The Nine Tailors by Dorothy L. Sayers
April 3, 2009
My brother gave me number 641 on the list for Christmas.
This is another novel in the detective genre, so I compared it as always to my benchmark: Agatha Christie novels. It was enjoyable but the “whodunnit” revelation was less satisfying than one of Poirot’s mise-en-scènes. Its focus seemed to be on recreating an environment (foggy and ominous) and a culture (wee British parish with a love for bellringing), in which a murder takes place, almost incidentally. What seems more important is a strained relationship between man and nature.

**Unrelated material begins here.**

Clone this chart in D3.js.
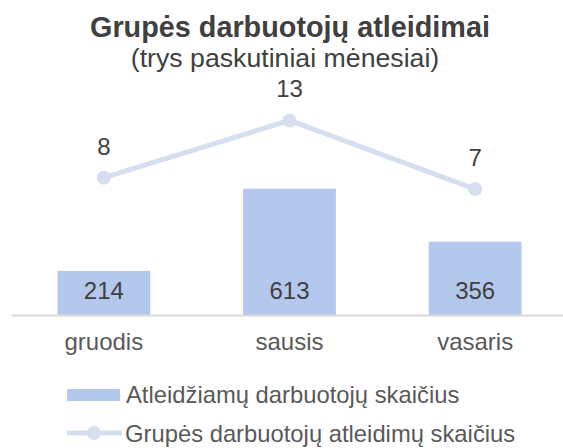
<!DOCTYPE html>
<html>
<head>
<meta charset="utf-8">
<script src="https://cdn.jsdelivr.net/npm/d3@7"></script>
<style>
  body { margin: 0; background: #fff; }
  svg { display: block; font-family: "Liberation Sans", Arial, sans-serif; }
</style>
</head>
<body>
<svg id="chart"></svg>
<script>
// chart data
const months = ["gruodis", "sausis", "vasaris"];
const dismissedEmployees = [214, 613, 356];
const groupDismissals = [8, 13, 7];
const seriesNames = ["Atleidžiamų darbuotojų skaičius", "Grupės darbuotojų atleidimų skaičius"];

const width = 563, height = 448;
const barColor = "#b4c8ee";
const lineColor = "#d5dff0";

const svg = d3.select("#chart").attr("width", width).attr("height", height);

// scales
const x = d3.scaleBand().domain(months).range([11, 568]).paddingInner(0.5).paddingOuter(0.25);
const yBar = d3.scaleLinear().domain([0, 1000]).range([315, 109]);
const yLine = d3.scaleLinear().domain([-4, 14]).range([315, 109]);

// title
svg.append("text")
  .attr("x", 290).attr("y", 37)
  .attr("text-anchor", "middle")
  .attr("font-size", 28.8).attr("font-weight", "bold")
  .attr("fill", "#404040")
  .text("Grupės darbuotojų atleidimai");

svg.append("text")
  .attr("x", 285).attr("y", 67)
  .attr("text-anchor", "middle")
  .attr("font-size", 26.7)
  .attr("fill", "#404040")
  .text("(trys paskutiniai mėnesiai)");

// bars
const bars = months.map((m, i) => ({ month: m, value: dismissedEmployees[i] }));
svg.append("g").selectAll("rect")
  .data(bars)
  .join("rect")
  .attr("x", d => x(d.month))
  .attr("y", d => yBar(d.value))
  .attr("width", x.bandwidth())
  .attr("height", d => yBar(0) - yBar(d.value))
  .attr("fill", barColor);

svg.append("g").selectAll("text")
  .data(bars)
  .join("text")
  .attr("x", d => x(d.month) + x.bandwidth() / 2)
  .attr("y", yBar(0) - 16)
  .attr("text-anchor", "middle")
  .attr("font-size", 24)
  .attr("fill", "#404040")
  .text(d => d.value);

// x axis
const xAxis = d3.axisBottom(x).tickSize(0).tickPadding(18);
const axisG = svg.append("g")
  .attr("transform", `translate(0,${yBar(0)})`)
  .call(xAxis);
axisG.select(".domain").attr("stroke", "#d9d9d9").attr("stroke-width", 2);
axisG.selectAll(".tick text")
  .attr("font-size", 24)
  .attr("font-family", "Liberation Sans, Arial, sans-serif")
  .attr("fill", "#595959");

// line series
const points = months.map((m, i) => ({ month: m, value: groupDismissals[i] }));
const line = d3.line()
  .x(d => x(d.month) + x.bandwidth() / 2)
  .y(d => yLine(d.value));

svg.append("path")
  .datum(points)
  .attr("d", line)
  .attr("fill", "none")
  .attr("stroke", lineColor)
  .attr("stroke-width", 5)
  .attr("stroke-linejoin", "round");

svg.append("g").selectAll("circle")
  .data(points)
  .join("circle")
  .attr("cx", d => x(d.month) + x.bandwidth() / 2)
  .attr("cy", d => yLine(d.value))
  .attr("r", 7)
  .attr("fill", lineColor);

svg.append("g").selectAll("text")
  .data(points)
  .join("text")
  .attr("x", d => x(d.month) + x.bandwidth() / 2)
  .attr("y", d => yLine(d.value) - 23)
  .attr("text-anchor", "middle")
  .attr("font-size", 24)
  .attr("fill", "#404040")
  .text(d => d.value);

// legend
const legend = svg.append("g");
legend.append("rect")
  .attr("x", 67).attr("y", 389).attr("width", 53).attr("height", 12)
  .attr("fill", barColor);
legend.append("text")
  .attr("x", 126).attr("y", 403)
  .attr("font-size", 23.8).attr("fill", "#595959")
  .text(seriesNames[0]);

legend.append("line")
  .attr("x1", 67).attr("x2", 122).attr("y1", 433).attr("y2", 433)
  .attr("stroke", lineColor).attr("stroke-width", 5);
legend.append("circle")
  .attr("cx", 94).attr("cy", 433).attr("r", 7)
  .attr("fill", lineColor);
legend.append("text")
  .attr("x", 125).attr("y", 442)
  .attr("font-size", 23.8).attr("fill", "#595959")
  .text(seriesNames[1]);
</script>
</body>
</html>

Note: Tailors are not “hemmers of pants,” but bells!
And Bunter rocks.
The Moonstone by Wilkie Collins
September 13, 2008
The Moonstone is the classic detective novel, complete with an invaluable but cursed jewel, a mysterious theft, suspicious strangers from a foreign land, rigid British social classes, quicksand, interrogations, an unassuming detective and cigars in the billiard room. It seems unoriginal. Too much of what we’ve already seen: Sherlock and Watson, Poirot, even board game Clue.

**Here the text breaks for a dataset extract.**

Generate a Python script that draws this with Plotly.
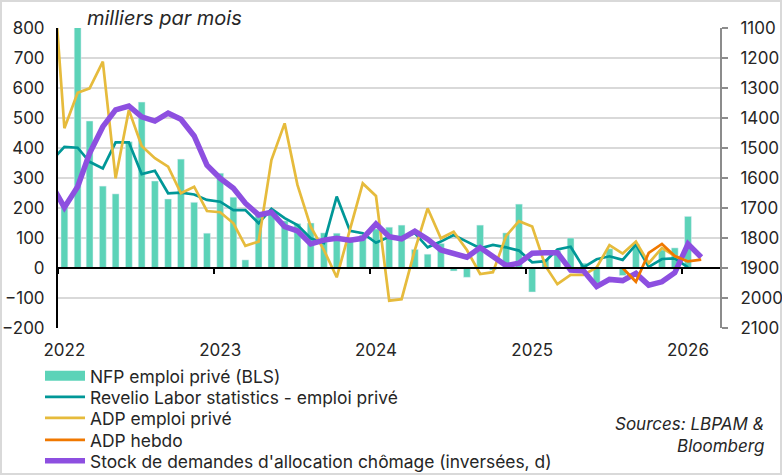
import plotly.graph_objects as go
import pandas as pd

# Monthly observations, Dec 2021 .. Feb 2026 (plotted mid-month)
months = [d + pd.Timedelta(days=15) for d in pd.date_range("2021-12-01", "2026-02-01", freq="MS")]

# NFP private payrolls (BLS), thousands
nfp = [None,
       210, 820, 490, 273, 247, 421, 553, 290, 230, 363,
       219, 116, 316, 236, 27, 183, 183, 157, 148, 150,
       117, 116, 96, 110, 130, 136, 143, 62, 46, 82,
       -10, -31, 143, -7, 117, 213, -80, 30, 58, 100,
       16, -51, 64, -25, 80, None, 60, 67, 172,
       None]

# Revelio Labor statistics - private employment
revelio = [356,
           404, 401, 354, 332, 419, 419, 313, 324, 249, 251,
           245, 227, 221, 193, 193, 149, 197, 166, 143, 99,
           83, 238, 124, 116, 84, 104, 102, 116, 69, 88,
           110, 88, 66, 77, 69, 58, 19, 23, 62, 71,
           2, 29, 39, 27, 78, 4, 30, 32, 2,
           None]

# ADP private employment
adp = [1080,
       466, 584, 599, 688, 299, 527, 407, 366, 338, 249,
       271, 190, 186, 149, 74, 88, 360, 482, 277, 138,
       60, -31, 127, 282, 240, -109, -104, 60, 199, 99,
       121, 60, -20, -14, 107, 156, 138, 7, -54, -23,
       -23, 2, 76, 48, 88, 16, 67, 40, 22,
       None]

# ADP weekly (monthly equivalent)
adp_weekly = [None, None, None, None, None, None, None, None, None, None, None,
              None, None, None, None, None, None, None, None, None, None,
              None, None, None, None, None, None, None, None, None, None,
              None, None, None, None, None, None, None, None, None, None,
              None, None, None, 0, -46, 50, 80, 40, 22, 28]

# Continuing jobless claims (thousands, right axis inverted)
claims = [1620,
          1698, 1629, 1518, 1429, 1373, 1360, 1396, 1410, 1384, 1404,
          1460, 1557, 1601, 1634, 1684, 1723, 1714, 1762, 1776, 1820,
          1807, 1801, 1807, 1801, 1753, 1796, 1803, 1777, 1804, 1840,
          1852, 1864, 1832, 1862, 1892, 1884, 1851, 1849, 1849, 1907,
          1909, 1962, 1938, 1942, 1918, 1957, 1946, 1916, 1820, 1864]

years = [2022, 2023, 2024, 2025, 2026]
left_ticks = [800, 700, 600, 500, 400, 300, 200, 100, 0, -100, -200]
right_ticks = [1100, 1200, 1300, 1400, 1500, 1600, 1700, 1800, 1900, 2000, 2100]

names = ["NFP emploi privé (BLS)", "Revelio Labor statistics - emploi privé",
         "ADP emploi privé", "ADP hebdo",
         "Stock de demandes d'allocation chômage (inversées, d)"]

C_BAR = "#5CD3B8"
C_REV = "#009797"
C_ADP = "#E6BB3C"
C_HEB = "#F07800"
C_CLM = "#8D4FE0"

fig = go.Figure()
fig.add_trace(go.Bar(x=months, y=nfp, marker_color=C_BAR, width=16 * 86400000,
                     showlegend=False, name=names[0]))
# legend swatch for the bars
fig.add_trace(go.Scatter(x=[months[1]], y=[None], mode="lines", legend="legend",
                         line=dict(color=C_BAR, width=10), name=names[0]))
fig.add_trace(go.Scatter(x=months, y=revelio, mode="lines", legend="legend2",
                         line=dict(color=C_REV, width=2.7), name=names[1]))
fig.add_trace(go.Scatter(x=months, y=adp, mode="lines", legend="legend3",
                         line=dict(color=C_ADP, width=2.7), name=names[2]))
fig.add_trace(go.Scatter(x=months, y=adp_weekly, mode="lines", xaxis="x2", legend="legend4",
                         line=dict(color=C_HEB, width=2.7), name=names[3]))
fig.add_trace(go.Scatter(x=months, y=claims, mode="lines", yaxis="y2", legend="legend5",
                         line=dict(color=C_CLM, width=5.5), name=names[4]))

xr = ["2022-01-01", "2026-04-01"]
L, R, T, B = 58, 62, 28, 147
W, H = 782, 475
pw, ph = W - L - R, H - T - B

def px_x(p):
    return (p - L) / pw

def px_y(p):
    return 1 - (p - T) / ph

FS = 17
legend_rows = [376, 397, 418, 440, 461]
legends = {}
for k, yy in enumerate(legend_rows):
    key = "legend" if k == 0 else f"legend{k + 1}"
    legends[key] = dict(x=px_x(40), y=px_y(yy), xanchor="left", yanchor="middle",
                        bgcolor="rgba(0,0,0,0)", itemwidth=40, font=dict(size=17.4))

fig.update_layout(
    width=W, height=H,
    margin=dict(l=L, r=R, t=T, b=B, autoexpand=False),
    plot_bgcolor="white", paper_bgcolor="white",
    font=dict(family="Inter", size=FS, color="#262626"),
    barmode="overlay",
    xaxis=dict(type="date", range=xr, tickvals=[f"{y}-01-16" for y in years],
               ticktext=[str(y) for y in years], ticks="", showgrid=False,
               showline=False, zeroline=False, ticklabelstandoff=10),
    xaxis2=dict(type="date", range=xr, overlaying="x", anchor="free", position=0.2,
                tickvals=[f"{y}-01-01" for y in years], ticks="outside", ticklen=5,
                tickwidth=2, tickcolor="black", showticklabels=False, showgrid=False,
                showline=True, linecolor="black", linewidth=2, zeroline=False),
    yaxis=dict(range=[-200, 800], tickvals=left_ticks, showgrid=True,
               gridcolor="#d9d9d9", gridwidth=1.5, showline=True, linecolor="black",
               linewidth=2, zeroline=False, ticks="", ticklabelstandoff=8),
    yaxis2=dict(range=[2100, 1100], tickvals=right_ticks, overlaying="y", side="right",
                showgrid=False, zeroline=False, showline=True, linecolor="#8c8c8c",
                linewidth=2, ticks="outside", ticklen=6, tickwidth=2,
                tickcolor="#8c8c8c", ticklabelstandoff=9),
    annotations=[
        dict(text="<i>milliers par mois</i>", xref="paper", yref="paper",
             x=px_x(85), y=px_y(18), xanchor="left", yanchor="middle",
             showarrow=False, font=dict(size=20)),
        dict(text="<i>Sources: LBPAM &amp;<br>Bloomberg</i>", xref="paper", yref="paper",
             x=px_x(766), y=px_y(435), xanchor="right", yanchor="middle", align="right",
             showarrow=False, font=dict(size=FS)),
    ],
    shapes=[dict(type="rect", xref="paper", yref="paper",
                 x0=px_x(1), x1=px_x(781), y0=px_y(474), y1=px_y(1),
                 line=dict(color="#d9d9d9", width=2), layer="below")],
    **legends,
)

fig.write_html("out.html", config={"displayModeBar": False},
               post_script="document.body.style.margin='0';")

However, The Moonstone was the Apollo 11 of the detective genre. It’s not a stereotype, but the prototype. It was a launching pad for all detective fiction. As a fan of the genre, I can vouch for this stellar novel. It’s out of this world!
Memoirs of a Geisha by Arthur Golden
August 8, 2008
Born in a backwards fishing village, Sayuri was sold when her mother died and sent to an okiya in Kyoto. She longs for escape, since the resident geisha mistreats her, but the only path is to become a geisha. A blue-eyed beauty in a city of dark eyes, she soon becomes famous. But love?
Sayuri wonders if she has any control over her destiny. Is she a pebble in a stream, tumbled and pulled by the current of her circumstances? Or is she a fish, using the current to swim toward the destiny she desires?
Loved it. Slightly disappointed by Sayuri’s final choice.
The Name of the Rose by Umberto Eco
July 25, 2008
William of Baskervilles is an English monk visiting a rich Italian abbey on a political mission. Adso, the narrator, plays his Dr. Watson as William is asked to investigate a murder in the abbey. The monastery’s pious veneer is peeled back to reveal the dishonest and greedy motives beneath.
Eco’s slogan: “God is in the details.” He uses long lists to describe. Instead of writing “Adelmo’s illustrations portrayed imaginary creatures such as men with tooth-filled mouths in their bellies,” he tells us exactly what was on the page, in a sentence 207 words long.
Themes: loss of ideals, hypocrisy, possessions, poverty, temporality.
Christopher John Francis Boone is a 15-year-old with high-functioning autism.
Christopher likes: dogs, detecting, the colour red, math, murder mystery novels, prime numbers, the police, the fact that the universe is constantly expanding, things in a logical order, orange squash, his pet rat Toby and The Hound of Baskervilles.
Christopher doesn’t like: people touching him, real novels, metaphors, the colours brown and yellow, France, people moving the furniture around, strangers, information overload and holidays.
I liked: Getting to know Christopher, who seemed real. Mark Haddon gave me plenty of details. There were no simple sugar-coated solutions. But it wasn’t depressing either.
1 – Mrs. ‘Arris Goes To Paris by Paul Gallico
June 5, 2008
I picked this novel first because the title made it sound easy to read. It was. This book is a simple souped up parable from the British 1950s. Mrs. Harris, a elderly cleaning lady who talks like Eliza Doolittle in My Fair Lady, discovers how far she is willing to go to get something she desperately wants. We root for her. The narrator shows her foibles and fortes. He teaches us a lesson: Look how heroic “insignificant” people are. Look at the drama and worth of the lives we never see on TV. And realize the high value of human friendships.